Israel pays for junket by British MPs

Could the Israeli government be buying favors from British members of parliament (MPs)?

I spent some time today wading through the register of financial interests for MPs from the Conservatives, the party of prime minister David Cameron. These showed that a number of them took part in a trip to the Middle East in early summer that was funded by Israel’s foreign ministry.

Declarations made by Chloe Smith, Aidan Burley, James Morris and Neil Parish cite estimates that the cost of their visit from 29 May to 3 June amounted to £1,548 ($2,429) each. They report that £574 of that sum came from the Israeli foreign ministry and the remaining £974 from an internal party group called Conservative Friends of Israel.

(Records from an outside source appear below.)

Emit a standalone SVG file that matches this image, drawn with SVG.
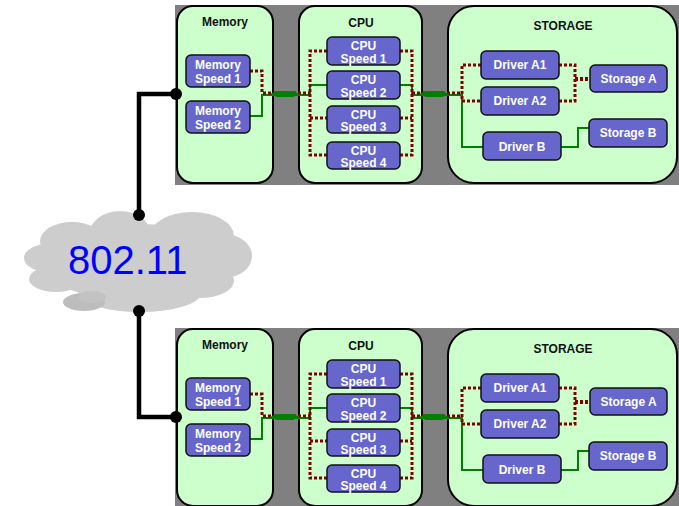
<svg xmlns="http://www.w3.org/2000/svg" width="679" height="506" viewBox="0 0 679 506">
  <style>
    .bg { fill: #808080; }
    .panel { fill: #ccffcc; stroke: #000; stroke-width: 2; }
    .node { fill: #6666cc; stroke: #111; stroke-width: 1.5; }
    .title { font-family: "Liberation Sans", Arial, sans-serif; font-weight: bold; font-size: 12px; fill: #111; text-anchor: middle; }
    .lbl { font-family: "Liberation Sans", Arial, sans-serif; font-weight: bold; font-size: 12px; fill: #fff; text-anchor: middle; }
    .dot { fill: none; stroke: #800000; stroke-width: 3; stroke-dasharray: 3 2; }
    .dot4 { fill: none; stroke: #800000; stroke-width: 4; stroke-dasharray: 3 2; }
    .grn { fill: none; stroke: #008000; stroke-width: 2; }
    .bar { fill: #008000; }
    .wire { fill: none; stroke: #000; stroke-width: 4.5; }
    .cloud ellipse { fill: #cdcdcd; }
    .net { font-family: "Liberation Sans", Arial, sans-serif; font-size: 40px; fill: #0000ff; }
  </style>

  <!-- wireless network cloud -->
  <g id="net-80211" class="cloud">
    <ellipse cx="138" cy="262" rx="100" ry="38"/>
    <ellipse cx="72" cy="241" rx="32" ry="19"/>
    <ellipse cx="120" cy="233" rx="30" ry="22"/>
    <ellipse cx="192" cy="236" rx="42" ry="24"/>
    <ellipse cx="224" cy="256" rx="28" ry="22"/>
    <ellipse cx="200" cy="281" rx="34" ry="17"/>
    <ellipse cx="52" cy="258" rx="28" ry="15"/>
    <ellipse cx="56" cy="279" rx="27" ry="13"/>
    <ellipse cx="140" cy="292" rx="62" ry="20"/>
    <ellipse cx="84" cy="302" rx="21" ry="9" style="fill:#bdbdbd"/>
    <ellipse cx="92" cy="297" rx="14" ry="6" style="fill:#c2c2c2"/>
    <text class="net" x="68" y="273.5">802.11</text>
  </g>

  <!-- upper site -->
  <g id="site-a">
    <rect class="bg" x="175" y="5" width="504" height="180"/>
    <g id="a-memory">
      <rect class="panel" x="177" y="6" width="96" height="177" rx="16"/>
      <text class="title" x="225" y="26">Memory</text>
    </g>
    <g id="a-cpu">
      <rect class="panel" x="299" y="6" width="123" height="177" rx="16"/>
      <text class="title" x="361" y="26.5">CPU</text>
    </g>
    <g id="a-storage">
      <rect class="panel" x="448" y="6" width="229" height="177" rx="26"/>
      <text class="title" x="563" y="30">STORAGE</text>
    </g>

    <g id="a-links">
      <path class="grn" d="M250,116 H262 V95 H310 V85 H327"/>
      <path class="grn" d="M400,85 H412 V95 H462 V147 H483"/>
      <path class="grn" d="M561,147 H578 V128 H589"/>
      <path class="dot" d="M250,71 H262 V93 H310"/>
      <path class="dot" d="M327,51 H310 V155 H327 M310,118 H327"/>
      <path class="dot" d="M400,51 H412 V155 H400 M400,118 H412"/>
      <path class="dot" d="M412,93 H462"/>
      <path class="dot" d="M481,65 H462 V101 H481"/>
      <path class="dot" d="M559,65 H575 V101 H559"/>
      <path class="dot4" d="M575,79 H590"/>
      <polygon class="bar" points="270,94 277,91 293,91 300,94 293,97 277,97"/>
      <polygon class="bar" points="419,94 426,91 442,91 449,94 442,97 426,97"/>
    </g>

    <g id="a-mem1"><rect class="node" x="186" y="55" width="64" height="32" rx="5"/>
      <text class="lbl" x="218" y="68.5">Memory</text><text class="lbl" x="218" y="82.5">Speed 1</text></g>
    <g id="a-mem2"><rect class="node" x="186" y="101" width="64" height="32" rx="5"/>
      <text class="lbl" x="218" y="114.5">Memory</text><text class="lbl" x="218" y="128.5">Speed 2</text></g>
    <g id="a-cpu1"><rect class="node" x="327" y="37" width="73" height="28" rx="5"/>
      <text class="lbl" x="363.5" y="49.5">CPU</text><text class="lbl" x="363.5" y="63">Speed 1</text></g>
    <g id="a-cpu2"><rect class="node" x="327" y="71" width="73" height="28" rx="5"/>
      <text class="lbl" x="363.5" y="83.5">CPU</text><text class="lbl" x="363.5" y="97">Speed 2</text></g>
    <g id="a-cpu3"><rect class="node" x="327" y="106" width="73" height="27" rx="5"/>
      <text class="lbl" x="363.5" y="118.5">CPU</text><text class="lbl" x="363.5" y="131">Speed 3</text></g>
    <g id="a-cpu4"><rect class="node" x="327" y="142" width="73" height="27" rx="5"/>
      <text class="lbl" x="363.5" y="154.5">CPU</text><text class="lbl" x="363.5" y="167">Speed 4</text></g>
    <g id="a-drva1"><rect class="node" x="481" y="51" width="78" height="28" rx="5"/>
      <text class="lbl" x="520" y="69">Driver A1</text></g>
    <g id="a-drva2"><rect class="node" x="481" y="87" width="78" height="28" rx="5"/>
      <text class="lbl" x="520" y="105">Driver A2</text></g>
    <g id="a-drvb"><rect class="node" x="483" y="132" width="78" height="28" rx="5"/>
      <text class="lbl" x="522" y="150.5">Driver B</text></g>
    <g id="a-sta"><rect class="node" x="590" y="65" width="77" height="27" rx="5"/>
      <text class="lbl" x="628.5" y="83">Storage A</text></g>
    <g id="a-stb"><rect class="node" x="589" y="119" width="78" height="28" rx="5"/>
      <text class="lbl" x="628" y="137">Storage B</text></g>
  </g>

  <!-- lower site -->
  <g id="site-b" transform="translate(0,323)">
    <rect class="bg" x="175" y="5" width="504" height="180"/>
    <g id="b-memory">
      <rect class="panel" x="177" y="6" width="96" height="177" rx="16"/>
      <text class="title" x="225" y="26">Memory</text>
    </g>
    <g id="b-cpu">
      <rect class="panel" x="299" y="6" width="123" height="177" rx="16"/>
      <text class="title" x="361" y="26.5">CPU</text>
    </g>
    <g id="b-storage">
      <rect class="panel" x="448" y="6" width="229" height="177" rx="26"/>
      <text class="title" x="563" y="30">STORAGE</text>
    </g>

    <g id="b-links">
      <path class="grn" d="M250,116 H262 V95 H310 V85 H327"/>
      <path class="grn" d="M400,85 H412 V95 H462 V147 H483"/>
      <path class="grn" d="M561,147 H578 V128 H589"/>
      <path class="dot" d="M250,71 H262 V93 H310"/>
      <path class="dot" d="M327,51 H310 V155 H327 M310,118 H327"/>
      <path class="dot" d="M400,51 H412 V155 H400 M400,118 H412"/>
      <path class="dot" d="M412,93 H462"/>
      <path class="dot" d="M481,65 H462 V101 H481"/>
      <path class="dot" d="M559,65 H575 V101 H559"/>
      <path class="dot4" d="M575,79 H590"/>
      <polygon class="bar" points="270,94 277,91 293,91 300,94 293,97 277,97"/>
      <polygon class="bar" points="419,94 426,91 442,91 449,94 442,97 426,97"/>
    </g>

    <g id="b-mem1"><rect class="node" x="186" y="55" width="64" height="32" rx="5"/>
      <text class="lbl" x="218" y="68.5">Memory</text><text class="lbl" x="218" y="82.5">Speed 1</text></g>
    <g id="b-mem2"><rect class="node" x="186" y="101" width="64" height="32" rx="5"/>
      <text class="lbl" x="218" y="114.5">Memory</text><text class="lbl" x="218" y="128.5">Speed 2</text></g>
    <g id="b-cpu1"><rect class="node" x="327" y="37" width="73" height="28" rx="5"/>
      <text class="lbl" x="363.5" y="49.5">CPU</text><text class="lbl" x="363.5" y="63">Speed 1</text></g>
    <g id="b-cpu2"><rect class="node" x="327" y="71" width="73" height="28" rx="5"/>
      <text class="lbl" x="363.5" y="83.5">CPU</text><text class="lbl" x="363.5" y="97">Speed 2</text></g>
    <g id="b-cpu3"><rect class="node" x="327" y="106" width="73" height="27" rx="5"/>
      <text class="lbl" x="363.5" y="118.5">CPU</text><text class="lbl" x="363.5" y="131">Speed 3</text></g>
    <g id="b-cpu4"><rect class="node" x="327" y="142" width="73" height="27" rx="5"/>
      <text class="lbl" x="363.5" y="154.5">CPU</text><text class="lbl" x="363.5" y="167">Speed 4</text></g>
    <g id="b-drva1"><rect class="node" x="481" y="51" width="78" height="28" rx="5"/>
      <text class="lbl" x="520" y="69">Driver A1</text></g>
    <g id="b-drva2"><rect class="node" x="481" y="87" width="78" height="28" rx="5"/>
      <text class="lbl" x="520" y="105">Driver A2</text></g>
    <g id="b-drvb"><rect class="node" x="483" y="132" width="78" height="28" rx="5"/>
      <text class="lbl" x="522" y="150.5">Driver B</text></g>
    <g id="b-sta"><rect class="node" x="590" y="65" width="77" height="27" rx="5"/>
      <text class="lbl" x="628.5" y="83">Storage A</text></g>
    <g id="b-stb"><rect class="node" x="589" y="119" width="78" height="28" rx="5"/>
      <text class="lbl" x="628" y="137">Storage B</text></g>
  </g>

  <!-- uplinks from each site to the wireless cloud -->
  <g id="uplinks">
    <path class="wire" d="M139,215 V94 H176"/>
    <path class="wire" d="M139,311 V417 H176"/>
    <circle cx="139" cy="215" r="6"/>
    <circle cx="176" cy="94" r="6"/>
    <circle cx="139" cy="311" r="6"/>
    <circle cx="176" cy="417" r="6"/>
  </g>
</svg>
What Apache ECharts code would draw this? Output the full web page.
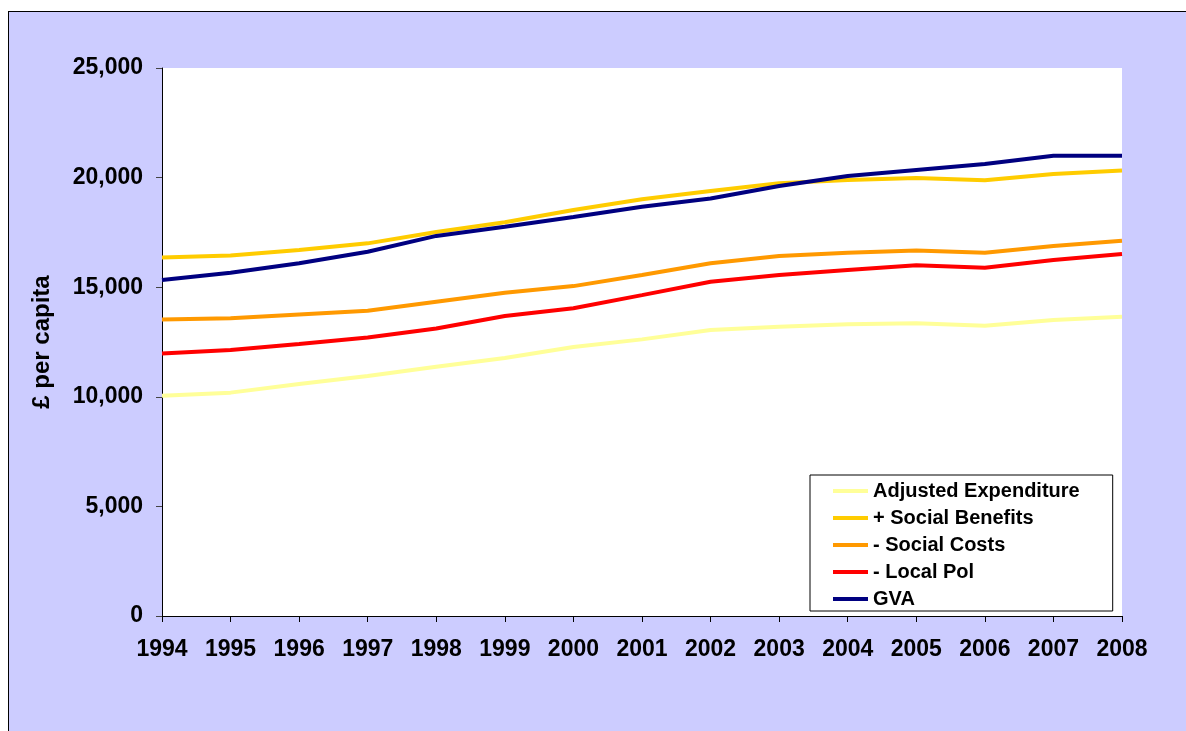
<!DOCTYPE html>
<html>
<head>
<meta charset="UTF-8">
<script src="https://cdn.jsdelivr.net/npm/echarts@6/dist/echarts.min.js"></script>
<title>£ per capita</title>
<style>
  html, body { margin: 0; padding: 0; background: #fff; overflow: hidden; }
  #frame {
    position: absolute; left: 8px; top: 11px;
    width: 1190px; height: 730px;
    border-left: 1px solid #000; border-top: 1px solid #000;
    background: #ccccff;
  }
  #main { width: 1190px; height: 730px; }
</style>
</head>
<body>
<div id="frame"><div id="main"></div></div>
<script>
var years = ['1994','1995','1996','1997','1998','1999','2000','2001','2002','2003','2004','2005','2006','2007','2008'];
var yTicks = [0, 5000, 10000, 15000, 20000, 25000];

var adjustedExpenditure = [10050, 10190, 10580, 10950, 11370, 11770, 12270, 12620, 13050, 13200, 13310, 13350, 13240, 13500, 13650];
var socialBenefits      = [16350, 16450, 16700, 17000, 17520, 17960, 18520, 19010, 19390, 19740, 19890, 19980, 19880, 20160, 20320];
var socialCosts         = [13530, 13580, 13760, 13930, 14340, 14750, 15050, 15560, 16090, 16420, 16570, 16670, 16570, 16880, 17120];
var localPol            = [11980, 12130, 12410, 12710, 13120, 13690, 14040, 14640, 15250, 15560, 15780, 16000, 15890, 16240, 16510];
var gva                 = [15330, 15660, 16090, 16620, 17340, 17760, 18200, 18670, 19050, 19620, 20070, 20350, 20620, 21000, 21000];

var names  = ['Adjusted Expenditure', '+ Social Benefits', '- Social Costs', '- Local Pol', 'GVA'];
var colors = ['#ffff99', '#ffcc00', '#ff9900', '#ff0000', '#000080'];
var values = [adjustedExpenditure, socialBenefits, socialCosts, localPol, gva];

var font = '"Liberation Sans", Arial, sans-serif';

var series = [];
for (var i = 0; i < names.length; i++) {
  series.push({
    name: names[i],
    type: 'line',
    data: values[i],
    symbol: 'none',
    lineStyle: { color: colors[i], width: 4 },
    itemStyle: { color: colors[i] },
    z: 2 + i
  });
}

var myChart = echarts.init(document.getElementById('main'));
var option = {
  animation: false,
  backgroundColor: '#ccccff',
  textStyle: { fontFamily: font },
  grid: { left: 153, top: 56, width: 960, height: 548, show: true, backgroundColor: '#fff', borderWidth: 0 },
  legend: {
    orient: 'vertical',
    left: 801, top: 463,
    backgroundColor: '#fff',
    borderColor: '#000', borderWidth: 1,
    padding: [6, 33, 2, 23],
    itemWidth: 35, itemHeight: 4,
    itemGap: 7,
    icon: 'rect',
    textStyle: { fontFamily: font, fontSize: 20, fontWeight: 'bold', color: '#000', lineHeight: 20 },
    data: names
  },
  xAxis: {
    type: 'category',
    data: years,
    boundaryGap: false,
    axisLine: { lineStyle: { color: '#000', width: 1 } },
    axisTick: { show: true, length: 6, inside: false, lineStyle: { color: '#000' } },
    axisLabel: { margin: 22, fontFamily: font, fontSize: 23, fontWeight: 'bold', color: '#000', interval: 0 },
    splitLine: { show: false }
  },
  yAxis: {
    type: 'value',
    min: yTicks[0], max: yTicks[yTicks.length - 1], interval: 5000,
    name: '£ per capita',
    nameLocation: 'middle',
    nameGap: 108,
    nameRotate: 90,
    nameTextStyle: { fontFamily: font, fontSize: 24, fontWeight: 'bold', color: '#000' },
    axisLine: { show: true, lineStyle: { color: '#000', width: 1 } },
    axisTick: { show: true, length: 6, lineStyle: { color: '#444' } },
    axisLabel: {
      margin: 19, fontFamily: font, fontSize: 23, fontWeight: 'bold', color: '#000',
      formatter: function (v) { return v.toString().replace(/\B(?=(\d{3})+(?!\d))/g, ','); }
    },
    splitLine: { show: false }
  },
  series: series
};
myChart.setOption(option);
</script>
</body>
</html>
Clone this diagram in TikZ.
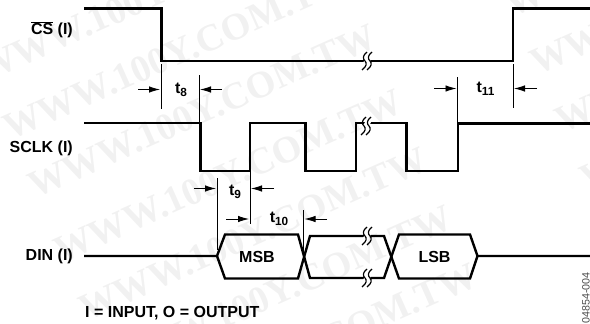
\documentclass[tikz,border=0pt]{standalone}
\usepackage{fontspec}
\setmainfont{Liberation Sans}
\newfontfamily\wmfont{Liberation Serif}
\usetikzlibrary{arrows.meta,positioning}

\definecolor{wmgray}{gray}{0.945}
\newcommand{\tmark}[1]{t\raisebox{-3pt}{\fontsize{11.8}{12}\selectfont #1}}
\tikzset{
  sig/.style={line width=2.4pt},
  tick/.style={line width=0.9pt},
  dim/.style={line width=0.9pt,-{Latex[length=11pt,width=6.5pt]}},
  lbl/.style={font=\fontsize{16}{17}\selectfont\bfseries,inner sep=0pt},
  wm/.style={font=\wmfont\fontsize{38}{38}\selectfont\bfseries,text=wmgray,rotate=24,inner sep=0pt},
  brk/.pic={
    \fill[white] (1,-8) -- (7,-8) -- (-1,8) -- (-7,8) -- cycle;
    \draw[line width=1.2pt] (5,-9) .. controls (0,-5) and (1,-2) .. (3,0) .. controls (5,2) and (5,5) .. (0,9);
    \draw[line width=1.2pt] (0,-9) .. controls (-5,-5) and (-4,-2) .. (-2,0) .. controls (0,2) and (0,5) .. (-5,9);
  },
}

\begin{document}
\begin{tikzpicture}[x=1pt,y=-1pt]
  \useasboundingbox (0,0) rectangle (590,324);

  % watermark
  \foreach \i/\wx/\wy in {1/152/-5,2/177/53,3/202/111,4/228/176,5/253/234,6/278/292,7/303/350,8/679/-70,9/704/-12,10/729/46,11/754/104}
    \node[wm] (wm\i) at (\wx,\wy) {WWW.100Y.COM.TW};

  % signal names
  \node[lbl,anchor=east] (cs) at (73,29.5) {$\overline{\mbox{CS}}$ (I)};
  \node[lbl,anchor=east] (sclk) at (73,148) {SCLK (I)};
  \node[lbl,anchor=east] (din) at (73,256.5) {DIN (I)};
  \node[lbl,anchor=west] (note) at (85,313) {I = INPUT, O = OUTPUT};

  % waveforms
  \draw[sig] (84,8.5) -- (161.5,8.5) -- (161.5,61) -- (513,61) -- (513,8.5) -- (590,8.5);
  \draw[sig] (84,123) -- (200.5,123) -- (200.5,171) -- (250,171) -- (250,123) -- (305.5,123) -- (305.5,171)
    -- (356,171) -- (356,123) -- (406.5,123) -- (406.5,171) -- (458,171) -- (458,123.5) -- (590,123.5);
  \draw[sig] (84,256) -- (217,256) -- (225,234.5) -- (298,234.5) -- (310,278) -- (384,278) -- (399,234.5)
    -- (470,234.5) -- (477.5,256) -- (590,256);
  \draw[sig] (217,256) -- (225,278.5) -- (298,278.5) -- (310,236) -- (384,236) -- (399,278.5)
    -- (470,278.5) -- (477.5,256);
  \node[lbl] (msb) at (257,257) {MSB};
  \node[lbl] (lsb) at (434.5,257) {LSB};

  % breaks
  \pic at (367,61) {brk};
  \pic at (366,126) {brk};
  \pic at (367,236) {brk};
  \pic at (367,278) {brk};

  % timing marks
  \draw[tick] (161,64) -- (161,109);
  \draw[tick] (199,75) -- (199,122);
  \draw[dim] (138,89.5) -- (160,89.5);
  \draw[dim] (222,89.5) -- (200,89.5);
  \node[lbl] (t8) at (181,90) {\tmark{8}};

  \draw[tick] (457.7,77) -- (457.7,123);
  \draw[tick] (513,64) -- (513,108);
  \draw[dim] (434,88.5) -- (456.5,88.5);
  \draw[dim] (537,88.5) -- (514,88.5);
  \node[lbl] (t11) at (485.5,89) {\tmark{11}};

  \draw[tick] (217,178) -- (217,250);
  \draw[tick] (250,172) -- (250,224);
  \draw[dim] (194,188.5) -- (216,188.5);
  \draw[dim] (274,188.5) -- (251,188.5);
  \node[lbl] (t9) at (235,192) {\tmark{9}};

  \draw[tick] (303.5,210) -- (303.5,255);
  \draw[dim] (226,219) -- (249,219);
  \draw[dim] (327,219) -- (304.5,219);
  \node[lbl] (t10) at (279,219) {\tmark{10}};

  \node[font=\fontsize{10.7}{11}\selectfont,text=black!70,rotate=90,inner sep=0pt] (fig) at (586,298) {04854-004};
\end{tikzpicture}
\end{document}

It is striking that the trip occurred at a time when Britain was in the process of changing its law on universal jurisdiction (the principle that a country may prosecute grave human rights abuses irrespective of where they occur) at the behest of Israel. In 2009, Tzipi Livni, Israel’s ex-foreign minister, chickened out of a trip to London because some political activists had sought a warrant for her arrest over Operation Cast Lead, Israel’s murderous assault on Gaza. Under a revised law that entered into force last week, new bureaucratic obstacles have been placed in the way of apprehending war criminals on British soil.

Watering down war crimes law

The Conservative Friends of Israel (CFI), which organized the MPs’ trip, has been working diligently to have the universal jurisdiction law watered down to the liking of Israel’s politicians. And it is hard to believe that the fate of the new bill wasn’t discussed during the visit.

While the CFI likes to gloat of how it can attract 150 parliamentarians, 500 businesspeople and Cameron himself to its annual lunch, it is less transparent about the sources of its money.

According to the CFI’s website, both the summer trip and a previous one that it organized for MPs in February featured tours of production facilities run by the arms company Elbit. So I called the CFI to ask if Elbit is one of the group’s donors. “I don’t have to give you those details,” a spokeswoman told me.

I pressed a bit further and enquired why her group does not publish accounts. “According to the law, we don’t have to do that,” the spokeswoman replied, before calling a halt to our conversation.

I have also contacted Elbit, requesting if it provides support to CFI. I am still awaiting the firm’s response.

Elbit, let us never forget, is the maker of the Hermes drones that were used to attack civilians during Operation Cast Lead. The tacit support for that attack from both of Britain’s largest parties, Labor and the Conservatives, can partly be explained by how a consortium involving Elbit has provided the British army with a Hermes 450 drone for use in Afghanistan. Amnesty International has reported that engines used in Elbit’s drones have been fitted by a plant belonging to the company near England’s second largest city, Birmingham.

With economic and neo-imperial interests at stake, it is little wonder that the well-heeled Conservatives are not bothered by the plight of Gaza’s “little people”.